[Data excerpt]:
>>

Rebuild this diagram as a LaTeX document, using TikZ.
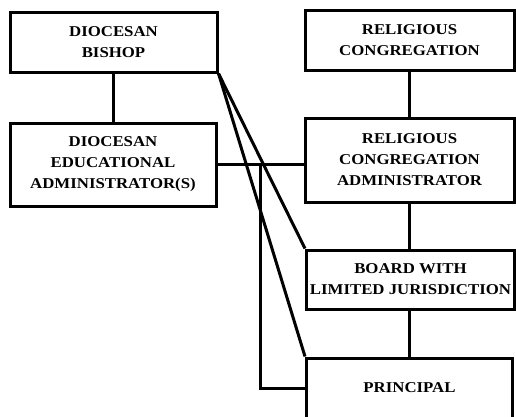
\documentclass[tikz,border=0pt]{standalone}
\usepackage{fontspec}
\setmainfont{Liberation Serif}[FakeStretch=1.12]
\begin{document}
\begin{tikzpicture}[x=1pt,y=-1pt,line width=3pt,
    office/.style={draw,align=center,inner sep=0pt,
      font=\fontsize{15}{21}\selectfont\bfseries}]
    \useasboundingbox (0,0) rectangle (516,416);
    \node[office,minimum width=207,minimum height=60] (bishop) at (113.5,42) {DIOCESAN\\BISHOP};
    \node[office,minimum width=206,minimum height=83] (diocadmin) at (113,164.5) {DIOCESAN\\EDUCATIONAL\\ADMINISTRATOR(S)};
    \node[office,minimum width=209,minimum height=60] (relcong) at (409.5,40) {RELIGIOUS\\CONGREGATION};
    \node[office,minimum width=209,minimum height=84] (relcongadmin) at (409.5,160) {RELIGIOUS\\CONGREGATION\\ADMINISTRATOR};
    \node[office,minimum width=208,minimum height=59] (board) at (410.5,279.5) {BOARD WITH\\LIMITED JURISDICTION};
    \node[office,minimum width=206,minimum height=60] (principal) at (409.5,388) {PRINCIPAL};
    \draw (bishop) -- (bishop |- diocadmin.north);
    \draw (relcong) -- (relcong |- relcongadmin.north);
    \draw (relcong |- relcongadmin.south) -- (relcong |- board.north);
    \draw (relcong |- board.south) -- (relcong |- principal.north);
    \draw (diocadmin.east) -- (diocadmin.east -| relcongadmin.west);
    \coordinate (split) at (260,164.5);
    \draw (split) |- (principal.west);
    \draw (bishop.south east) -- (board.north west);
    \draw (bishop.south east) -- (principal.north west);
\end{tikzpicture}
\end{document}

<<

[Your goal]:
Exclude the images, then output the data above word for word.

[Correct result]:
Rebuild this diagram as a LaTeX document, using TikZ.
\documentclass[tikz,border=0pt]{standalone}
\usepackage{fontspec}
\setmainfont{Liberation Serif}[FakeStretch=1.12]
\begin{document}
\begin{tikzpicture}[x=1pt,y=-1pt,line width=3pt,
    office/.style={draw,align=center,inner sep=0pt,
      font=\fontsize{15}{21}\selectfont\bfseries}]
    \useasboundingbox (0,0) rectangle (516,416);
    \node[office,minimum width=207,minimum height=60] (bishop) at (113.5,42) {DIOCESAN\\BISHOP};
    \node[office,minimum width=206,minimum height=83] (diocadmin) at (113,164.5) {DIOCESAN\\EDUCATIONAL\\ADMINISTRATOR(S)};
    \node[office,minimum width=209,minimum height=60] (relcong) at (409.5,40) {RELIGIOUS\\CONGREGATION};
    \node[office,minimum width=209,minimum height=84] (relcongadmin) at (409.5,160) {RELIGIOUS\\CONGREGATION\\ADMINISTRATOR};
    \node[office,minimum width=208,minimum height=59] (board) at (410.5,279.5) {BOARD WITH\\LIMITED JURISDICTION};
    \node[office,minimum width=206,minimum height=60] (principal) at (409.5,388) {PRINCIPAL};
    \draw (bishop) -- (bishop |- diocadmin.north);
    \draw (relcong) -- (relcong |- relcongadmin.north);
    \draw (relcong |- relcongadmin.south) -- (relcong |- board.north);
    \draw (relcong |- board.south) -- (relcong |- principal.north);
    \draw (diocadmin.east) -- (diocadmin.east -| relcongadmin.west);
    \coordinate (split) at (260,164.5);
    \draw (split) |- (principal.west);
    \draw (bishop.south east) -- (board.north west);
    \draw (bishop.south east) -- (principal.north west);
\end{tikzpicture}
\end{document}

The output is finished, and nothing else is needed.